ABP focused on what concerns members

With harvest nearing an end and frost in the air, it is that time of year again for the province’s beef industry.

Alberta Beef Producers

With harvest nearing an end and frost in the air, it is that time of year again for the province’s beef industry.

Alberta Beef Producers (ABP) are starting up their series of regional meetings with the Zone 6 local meeting set for Nov. 1 at the Ponoka Royal Canadian Legion. As usual, the free supper goes at 6 p.m. with the meeting kicking off at 7.

While there will be the regular information presented, including the 2016 annual report and video, ABP Zone 6 director Tim Sekura explained this year’s focus will be a bit different.

“As an organization, we want to get more of the membership involved and engaged in the process,” Sekura stated in a phone interview last week.

“We’ll ask people to sit and have supper, but while doing that, take the opportunity to talk amongst those at the table and come up with some questions or concerns they’d like addressed. There will be paper and pens there for people to write them down for us to collect.”

Sekura said the meeting portion will begin with the video presentation, complete with the annual report, and hopefully that will answer at least some of the questions.

In addition, Sekura said there will be updates provided on a few outstanding issues.

“So far, it’s been a lot of talk and consultation with government, but nothing is really going anywhere yet. The government is still moving through the slow process for implementing the checkoff increase, so we are pushing it forward,” he explained.

He also figures there will be some discussion about the most recent feedlot shutdown announcement in the province and more about traceability.

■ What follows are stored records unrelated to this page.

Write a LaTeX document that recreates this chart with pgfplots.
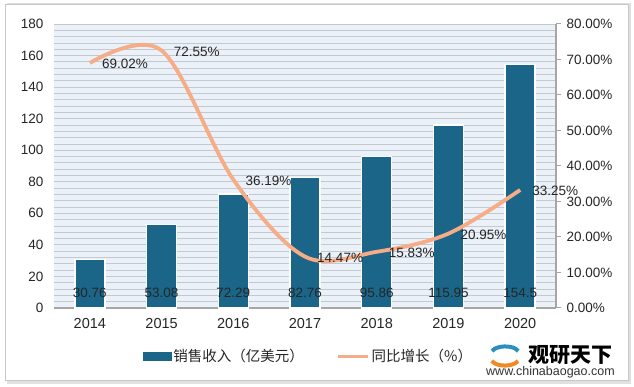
\documentclass[border=0pt]{standalone}
\usepackage{pgfplots}
\pgfplotsset{compat=1.18}
\pgfplotsset{/pgf/number format/assume math mode=true}
\usepackage{pgfplotstable}
\usepackage{fontspec}
\setmainfont{Liberation Sans}
\newfontfamily\cjk{Noto Sans CJK SC}
\definecolor{barc}{HTML}{1B6588}
\definecolor{linec}{HTML}{F6AC86}
\definecolor{bgc}{HTML}{EBF1F8}
\definecolor{gridc}{HTML}{C5C9CE}
\definecolor{txt}{HTML}{262626}
\definecolor{axc}{HTML}{A6A6A6}
\definecolor{logob}{HTML}{2A8FC0}
\definecolor{logoo}{HTML}{F08A24}

\pgfplotstableread{
x sales growth
0 30.76 69.02
1 53.08 72.55
2 72.29 36.19
3 82.76 14.47
4 95.86 15.83
5 115.95 20.95
6 154.5 33.25
}\data

\begin{document}
\begin{tikzpicture}[x=1pt,y=1pt]
\useasboundingbox (0,0) rectangle (634,387);
\fill[white] (0,0) rectangle (634,387);
\fill[black!12] (7,3) rectangle (631,384);
\fill[white,draw=black!22,line width=1pt] (5,6) rectangle (628,382);

\begin{axis}[
  at={(54pt,79pt)}, anchor=south west, scale only axis,
  width=502pt, height=284pt,
  xmin=-0.5, xmax=6.5, ymin=0, ymax=180,
  xtick={0,...,6},
  xticklabels={2014,2015,2016,2017,2018,2019,2020},
  ytick={0,20,...,180},
  minor y tick num=4,
  ymajorgrids, yminorgrids,
  major grid style={gridc, line width=0.8pt},
  minor grid style={gridc, line width=0.8pt},
  axis background/.style={fill=bgc},
  axis x line*=bottom, axis y line*=left,
  y axis line style={draw=none},
  x axis line style={axc, line width=1.2pt},
  major tick style={draw=none}, minor tick style={draw=none},
  yticklabel style={font=\fontsize{13.5}{15}\selectfont, text=txt, xshift=-7pt},
  xticklabel style={font=\fontsize{14.5}{16}\selectfont, text=txt, yshift=-7pt},
  clip=false,
]
\addplot[ybar, bar width=30pt, fill=barc, draw=white, line width=1.3pt]
  table[x=x, y=sales]{\data};
\addplot[only marks, mark=none, point meta=explicit,
  nodes near coords={\pgfmathprintnumber{\pgfplotspointmeta}},
  every node near coord/.append style={anchor=center, text=txt,
    font=\fontsize{13.5}{15}\selectfont}]
  table[x=x, y expr=9.5, meta=sales]{\data};
\end{axis}

\begin{axis}[
  at={(54pt,79pt)}, anchor=south west, scale only axis,
  width=502pt, height=284pt,
  xmin=-0.5, xmax=6.5, ymin=0, ymax=80,
  axis x line=none, axis y line*=right,
  y axis line style={axc, line width=1.2pt},
  ytick={0,10,...,80},
  yticklabel={\pgfmathprintnumber[fixed,fixed zerofill,precision=2]{\tick}\%},
  tick align=outside, major tick length=5pt,
  major tick style={axc, line width=1pt},
  yticklabel style={font=\fontsize{13.5}{15}\selectfont, text=txt, xshift=2pt},
  clip=false,
  legend style={at={(0.141,-0.128)}, anchor=north west, fill=white, draw=none,
    inner xsep=18pt, inner ysep=3pt,
    font=\cjk\fontsize{14.5}{17}\selectfont, text=txt,
    /tikz/every even column/.append style={column sep=30pt}},
  legend columns=2,
  legend cell align=left,
]
\addplot[linec, line width=3.8pt, smooth, tension=0.55, mark=none, forget plot,
  nodes near coords={\pgfmathprintnumber[fixed,fixed zerofill,precision=2]{\pgfplotspointmeta}\%},
  every node near coord/.append style={anchor=west, xshift=7pt, yshift=-1pt, text=txt,
    font=\fontsize{13.5}{15}\selectfont}]
  table[x=x, y=growth]{\data};
\addlegendimage{legend image code/.code={\fill[barc] (0pt,-4pt) rectangle (28pt,4pt);}}
\addlegendentry{销售收入（亿美元）}
\addlegendimage{legend image code/.code={\draw[linec, line width=3.8pt] (0pt,0pt) -- (30pt,0pt);}}
\addlegendentry{同比增长（\%）}
\end{axis}

% logo
\draw[logob, line width=4pt] (492,36) arc[start angle=160, end angle=20, x radius=14, y radius=7];
\draw[logoo, line width=4pt] (518,26) arc[start angle=-20, end angle=-160, x radius=14, y radius=7];
\node[font=\cjk\bfseries\fontsize{21}{22}\selectfont, anchor=west, inner sep=0pt] at (528,32) {观研天下};
\node[font=\fontsize{12.5}{14}\selectfont, text=black!80, anchor=west, inner sep=0pt] at (486,15) {www.chinabaogao.com};
\end{tikzpicture}
\end{document}
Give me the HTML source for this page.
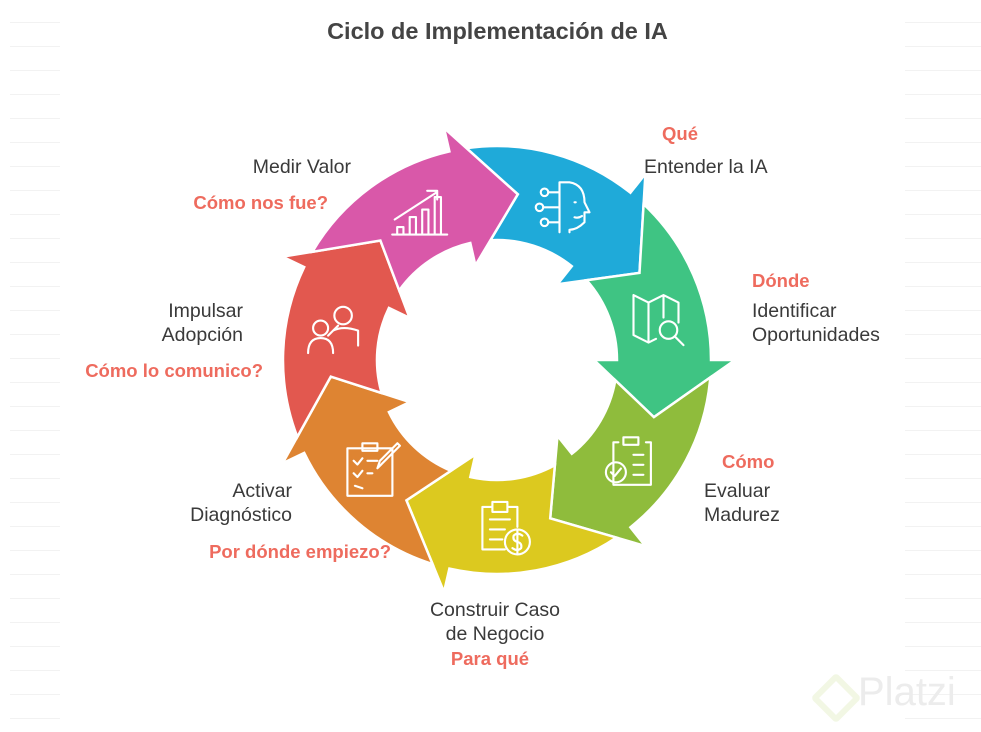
<!DOCTYPE html>
<html><head><meta charset="utf-8">
<style>
html,body{margin:0;padding:0;background:#fff;}
body{width:981px;height:732px;position:relative;overflow:hidden;font-family:"Liberation Sans",Arial,sans-serif;}
.t{position:absolute;font-size:19.5px;color:#3a3a3a;line-height:24px;white-space:nowrap;}
.r{position:absolute;font-size:18.5px;color:#ee6b5e;font-weight:bold;line-height:24px;white-space:nowrap;}
.grid{position:absolute;height:1px;background:#f2f2f2;}
</style></head><body>
<div id="grids"></div>
<div style="position:absolute;left:0;width:995px;top:18px;text-align:center;font-size:23.5px;font-weight:bold;color:#444;">Ciclo de Implementación de IA</div>
<svg id="s" width="981" height="732" style="position:absolute;left:0;top:0"></svg>

<div class="r" style="left:662px;top:122px">Qué</div>
<div class="t" style="left:644px;top:155px">Entender la IA</div>
<div class="r" style="left:752px;top:269px">Dónde</div>
<div class="t" style="left:752px;top:299px">Identificar<br>Oportunidades</div>
<div class="r" style="left:722px;top:450px">Cómo</div>
<div class="t" style="left:704px;top:479px">Evaluar<br>Madurez</div>
<div class="t" style="left:395px;width:200px;text-align:center;top:598px">Construir Caso<br>de Negocio</div>
<div class="r" style="left:390px;width:200px;text-align:center;top:647px">Para qué</div>
<div class="t" style="left:92px;width:200px;text-align:right;top:479px">Activar<br>Diagnóstico</div>
<div class="r" style="left:191px;width:200px;text-align:right;top:540px">Por dónde empiezo?</div>
<div class="t" style="left:43px;width:200px;text-align:right;top:299px">Impulsar<br>Adopción</div>
<div class="r" style="left:63px;width:200px;text-align:right;top:359px">Cómo lo comunico?</div>
<div class="t" style="left:151px;width:200px;text-align:right;top:155px">Medir Valor</div>
<div class="r" style="left:128px;width:200px;text-align:right;top:191px">Cómo nos fue?</div>
<div style="position:absolute;left:858px;top:670px;font-size:40px;color:#ececec;">Platzi</div>
<div style="position:absolute;left:818px;top:680px;width:24px;height:24px;border:6px solid #f2f7e4;transform:rotate(45deg);border-radius:4px;"></div>

<script>
var g='';
for(var y=22;y<720;y+=24){g+='<div class="grid" style="left:10px;width:50px;top:'+y+'px"></div><div class="grid" style="left:905px;width:76px;top:'+y+'px"></div>';}
document.getElementById('grids').innerHTML=g;
var cx=497,cy=360,R=214,r=120,D=360/7,T=20,WO=238,WI=97,M=167;
function pt(rad,a){a=a*Math.PI/180;return [cx+rad*Math.cos(a),cy+rad*Math.sin(a)];}
function S(p){return p[0].toFixed(1)+','+p[1].toFixed(1);}
function hit(p,q,rad){ // point on segment p->q at distance rad from center (bisection)
 var lo=0,hi=1;
 var f=function(t){var x=p[0]+(q[0]-p[0])*t-cx,y=p[1]+(q[1]-p[1])*t-cy;return Math.sqrt(x*x+y*y)-rad;};
 var s0=f(0);
 for(var k=0;k<50;k++){var m=(lo+hi)/2;if((f(m)>0)==(s0>0))lo=m;else hi=m;}
 var t=(lo+hi)/2;return [p[0]+(q[0]-p[0])*t,p[1]+(q[1]-p[1])*t];
}
function ang(p){return Math.atan2(p[1]-cy,p[0]-cx)*180/Math.PI;}
var cols=['#1faad9','#3fc483','#8fbc3c','#dcc91f','#de8432','#e2584f','#d958a9'];
var bases=[-D,0,D,2*D,3*D,4*D,5*D];
var icons=[
'<circle cx="-16" cy="-12" r="3"/><circle cx="-20" cy="0" r="3"/><circle cx="-16" cy="12" r="3"/><path d="M-13 -12H-4M-17 0H-4M-13 12H-4M-4 -20V20M-4 -20H4Q16 -18 16 -4L20 4H16V12Q10 18 4 18V20M8 -4h1M8 8q3 1 6 -1"/>',
'<path d="M-20 -18L-8 -12L4 -18L16 -12V4M-20 -18V14L-8 20L-2 17M-8 -12V20M4 -18V0"/><circle cx="8" cy="10" r="7"/><path d="M13 15L20 22"/>',
'<path d="M-10 -14H-14V20H16V-14H12M-6 -18H6V-12H-6Z M2 -4H10M2 4H10M2 12H10"/><circle cx="-12" cy="10" r="8"/><path d="M-16 10L-13 13L-8 7"/>',
'<path d="M-8 -16H-16V18H2M12 -16H4M-8 -20H4V-12H-8Z M-10 -6H6M-10 2H2M-10 10H0M12 -16V0"/><circle cx="12" cy="12" r="10"/><path d="M16 7Q12 4 9 7Q8 11 12 12Q16 13 15 17Q12 20 8 17M12 3V21"/>',
'<path d="M-18 -16H18V22H-18Z M-6 -20H6V-14H-6Z M-13 -6L-10 -3L-6 -8M-2 -6H6M-13 4L-10 7L-6 2M-2 4H2M8 -6L22 -20L24 -18L10 -4L6 0Z M-12 14L-6 16"/>',
'<circle cx="-10" cy="0" r="6"/><circle cx="8" cy="-10" r="7"/><path d="M-20 20Q-20 8 -10 8Q0 8 0 20M-4 6Q2 0 4 -2M0 2Q8 -2 20 2V14"/>',
'<path d="M-22 18H22M-18 18V12H-13V18M-8 18V4H-3V18M2 18V-2H7V18M12 18V-12H17V18M-20 6L14 -16M6 -17H14V-10"/>'
];
var s='';
for(var i=0;i<7;i++){
 var b=bases[i],a=b-D;
 // notch from previous arrow head
 var pw=pt(WO,a),pi=pt(WI,a),ptip=pt(M,a+T);
 var xo=hit(pw,ptip,R),xi=hit(pi,ptip,r);
 var d='M'+S(xo)+' A'+R+','+R+' 0 0 1 '+S(pt(R,b))+' L'+S(pt(WO,b))+' L'+S(pt(M,b+T))+' L'+S(pt(WI,b))+' L'+S(pt(r,b))+' A'+r+','+r+' 0 0 0 '+S(xi)+' L'+S(ptip)+' Z';
 s+='<path d="'+d+'" fill="'+cols[i]+'" stroke="#fff" stroke-width="2.5" stroke-linejoin="miter"/>';
 var m=(a+b)/2+11,ar=m*Math.PI/180;
 var ix=cx+167*Math.cos(ar),iy=cy+167*Math.sin(ar);
 s+='<g transform="translate('+ix.toFixed(1)+','+iy.toFixed(1)+') scale(1.25)" fill="none" stroke="#fff" stroke-width="1.7" stroke-linecap="round" stroke-linejoin="round">'+icons[i]+'</g>';
}
document.getElementById('s').innerHTML=s;
</script>
</body></html>
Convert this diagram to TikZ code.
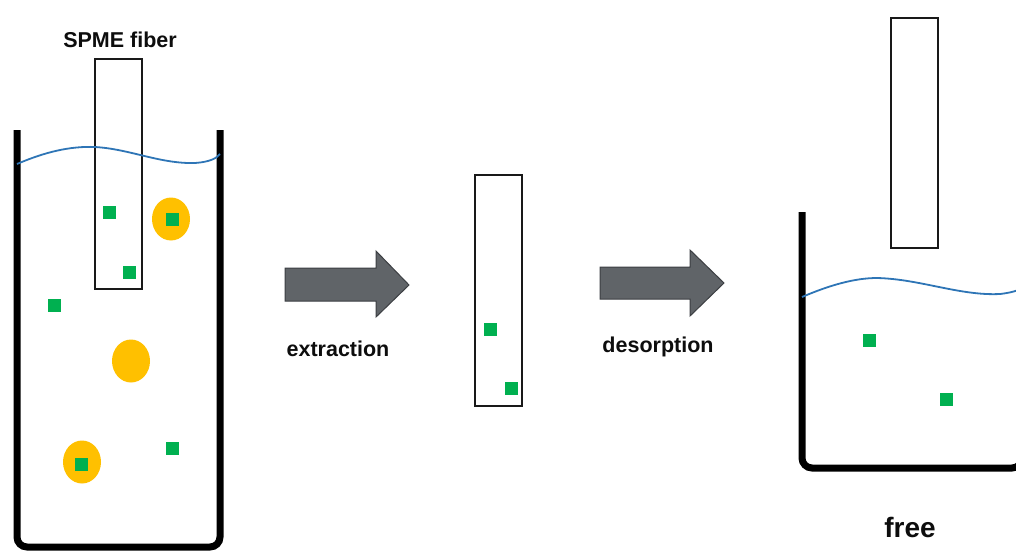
\documentclass[tikz,border=0pt]{standalone}
\usepackage{fontspec}
\setmainfont{Liberation Sans}
\usetikzlibrary{shapes.geometric}
\definecolor{analyte}{HTML}{00B050}
\definecolor{matrix}{HTML}{FFC000}
\definecolor{water}{HTML}{2E75B6}
\definecolor{arrowgray}{HTML}{606468}
\definecolor{arrowedge}{HTML}{3C3F43}
\tikzset{
  beaker/.style={line width=7pt, black, rounded corners=10pt},
  fiber/.style={draw=black!90, line width=1.4pt, fill=white},
  surface/.style={draw=water, line width=1.8pt},
  molecule/.style={rectangle, fill=analyte, minimum size=13pt, inner sep=0pt},
  particle/.style={ellipse, fill=matrix, minimum width=38pt, minimum height=43pt, inner sep=0pt},
  label/.style={font=\bfseries\fontsize{21.5}{26}\selectfont, text=black!95, inner sep=0pt},
  bigarrow/.style={fill=arrowgray, draw=arrowedge, line width=1pt, line join=miter}
}
\begin{document}
\begin{tikzpicture}[x=1pt, y=-1pt]
\useasboundingbox (0,0) rectangle (1016,552);
\begin{scope}
\clip (0,0) rectangle (1016,552);

% ---- sample vial with fiber immersed ----
\draw[beaker] (17,130) -- (17,547) -- (220,547) -- (220,130);
\draw[fiber] (95,59) rectangle (142,289);
\draw[surface] (17,164) .. controls (45,152) and (70,146) .. (95,147)
  .. controls (130,149) and (160,164) .. (195,163)
  .. controls (210,162) and (217,158) .. (220,154);
\node[particle] (p1) at (171,219) {};
\node[particle] (p2) at (131,361) {};
\node[particle] (p3) at (82,462) {};
\node[molecule] (m1) at (109,212) {};
\node[molecule] (m2) at (129,272) {};
\node[molecule] (m3) at (172,219) {};
\node[molecule] (m4) at (54,305) {};
\node[molecule] (m5) at (81,464) {};
\node[molecule] (m6) at (172,448) {};
\node[label] (fiberlabel) at (120,40) {SPME fiber};

% ---- extraction arrow ----
\draw[bigarrow] (285,268) -- (376,268) -- (376,251) -- (409,285) -- (376,317)
  -- (376,301) -- (285,301) -- cycle;
\node[label] (extr) at (338,349) {extraction};

% ---- loaded fiber ----
\draw[fiber] (475,175) rectangle (522,406);
\node[molecule] (m7) at (490,329) {};
\node[molecule] (m8) at (511,388) {};

% ---- desorption arrow ----
\draw[bigarrow] (600,267) -- (690,267) -- (690,250) -- (724,283) -- (690,316)
  -- (690,299) -- (600,299) -- cycle;
\node[label] (desorb) at (658,347) {desorption};

% ---- desorption vial ----
\draw[fiber] (891,18) rectangle (938,248);
\draw[beaker] (802,212) -- (802,468) -- (1022,468) -- (1022,212);
\draw[surface] (802,297) .. controls (830,285) and (855,278) .. (877,278)
  .. controls (920,279) and (960,296) .. (1000,294)
  .. controls (1008,293) and (1013,292) .. (1018,290);
\node[molecule] (m9) at (869,340) {};
\node[molecule] (m10) at (946,399) {};
\node[label, font=\bfseries\fontsize{28}{32}\selectfont] (freelabel) at (910,527) {free};
\end{scope}
\end{tikzpicture}
\end{document}
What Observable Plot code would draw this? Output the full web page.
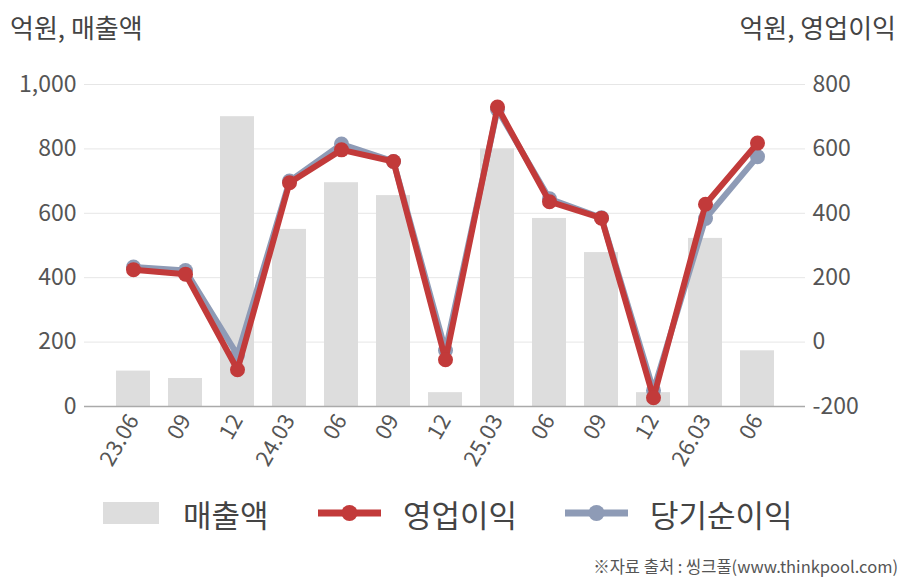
<!DOCTYPE html>
<html>
<head>
<meta charset="utf-8">
<script src="https://cdn.jsdelivr.net/npm/d3@7"></script>
<script src="https://cdn.jsdelivr.net/npm/@observablehq/plot@0.6"></script>
<style>
  body { margin: 0; background: #fff; font-family: "Noto Sans CJK KR", "Noto Sans", sans-serif; }
  #wrap { position: relative; width: 908px; height: 580px; overflow: hidden; }
  .ttl { position: absolute; top: 8px; font-size: 26px; color: #444; white-space: nowrap; }
  #legend { position: absolute; top: 493px; left: 0; width: 908px; height: 40px; font-size: 31px; color: #444; }
  .li { position: absolute; top: 0; display: flex; align-items: center; height: 40px; }
  #cap { position: absolute; right: 10px; top: 554px; font-size: 16.5px; color: #555; white-space: nowrap; }
</style>
</head>
<body>
<div id="wrap">
  <div class="ttl" style="left:10px">억원, 매출액</div>
  <div class="ttl" style="right:12px">억원, 영업이익</div>
  <div id="chart"></div>
  <div id="legend">
    <div class="li" style="left:103px"><svg width="56" height="22"><rect width="56" height="22" fill="#dddddd"/></svg><span style="margin-left:24px">매출액</span></div>
    <div class="li" style="left:318px"><svg width="63" height="22"><line x1="0" x2="63" y1="11" y2="11" stroke="#c23a3a" stroke-width="7"/><circle cx="31.5" cy="11" r="8" fill="#c23a3a"/></svg><span style="margin-left:22px">영업이익</span></div>
    <div class="li" style="left:565px"><svg width="63" height="22"><line x1="0" x2="63" y1="11" y2="11" stroke="#8e9bb6" stroke-width="7"/><circle cx="31.5" cy="11" r="8" fill="#8e9bb6"/></svg><span style="margin-left:22px">당기순이익</span></div>
  </div>
  <div id="cap">※자료 출처 : 씽크풀(www.thinkpool.com)</div>
</div>
<script>
const periods = ["23.06","23.09","23.12","24.03","24.06","24.09","24.12","25.03","25.06","25.09","25.12","26.03","26.06"];
const tickLabels = ["23.06","09","12","24.03","06","09","12","25.03","06","09","12","26.03","06"];
const revenue = [110, 87, 900, 550, 695, 655, 43, 800, 584, 478, 43, 522, 173];
const operatingProfit = [225, 211, -86, 495, 597, 561, -55, 730, 436, 385, -173, 428, 618];
const netIncome = [233, 222, -40, 500, 615, 561, -26, 722, 445, 386, -150, 384, 576];

const leftTicks = [0, 200, 400, 600, 800, 1000];
const rightOffset = 200; // right axis: -200..800 aligned with left 0..1000

const rows = periods.map((p, i) => ({
  p, label: tickLabels[i], rev: revenue[i],
  op: operatingProfit[i] + rightOffset, ni: netIncome[i] + rightOffset
}));
const labelOf = new Map(periods.map((p, i) => [p, tickLabels[i]]));

const red = "#c23a3a", blue = "#8e9bb6";

const chart = Plot.plot({
  width: 908,
  height: 480,
  marginLeft: 84,
  marginRight: 103,
  marginTop: 84,
  marginBottom: 74,
  style: { fontFamily: "'Noto Sans CJK KR', 'Noto Sans', sans-serif", color: "#444", background: "transparent" },
  x: { domain: periods, paddingInner: 0.35, paddingOuter: 0.58 },
  y: { domain: [0, 1000] },
  marks: [
    Plot.ruleY(leftTicks, { stroke: "#e6e6e6", strokeWidth: 1 }),
    Plot.barY(rows, { x: "p", y: "rev", fill: "#dddddd" }),
    Plot.ruleY([0], { stroke: "#aaaaaa", strokeWidth: 1.5 }),
    Plot.axisY({ ticks: leftTicks, tickSize: 0, tickPadding: 8, tickFormat: d3.format(","), fontSize: 23, fill: "#555", label: null }),
    Plot.axisY({ anchor: "right", ticks: leftTicks, tickSize: 0, tickPadding: 7, tickFormat: d => String(d - rightOffset), fontSize: 23, fill: "#555", label: null }),
    Plot.axisX({ tickSize: 0, tickPadding: 10, tickRotate: -60, tickFormat: d => labelOf.get(d), fontSize: 22, fill: "#555", label: null }),
    Plot.line(rows, { x: "p", y: "ni", stroke: blue, strokeWidth: 6 }),
    Plot.dot(rows, { x: "p", y: "ni", fill: blue, r: 7.5 }),
    Plot.line(rows, { x: "p", y: "op", stroke: red, strokeWidth: 6 }),
    Plot.dot(rows, { x: "p", y: "op", fill: red, r: 7.5 })
  ]
});
document.getElementById("chart").appendChild(chart);
</script>
</body>
</html>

“I don’t expect (the shutdown at Western Feedlots) to really affect the market, though what will hurt is having 80,000 head out there and far less buying power available. With so many out there right now bleeding, it certainly would give an opportunity to come in at lower prices, but the issue with that then becomes financing, which is drying up in this market,” he said.

“And we’ve all heard about how consumers want to know where their food is coming from, but from the little informal research I’ve done people don’t really care where it comes from, they are only concerned about whether it’s a good price and it’s safe. Most don’t even know what traceability is.”

What Sekura is really hoping the meeting will accomplish is garnering information from producers on what they want, and their concerns.

“I want to get the information from our members so that, as their representative, I can speak on behalf of their concerns, their issues to our executive and then be able to bring that up to the government and industry,” he said.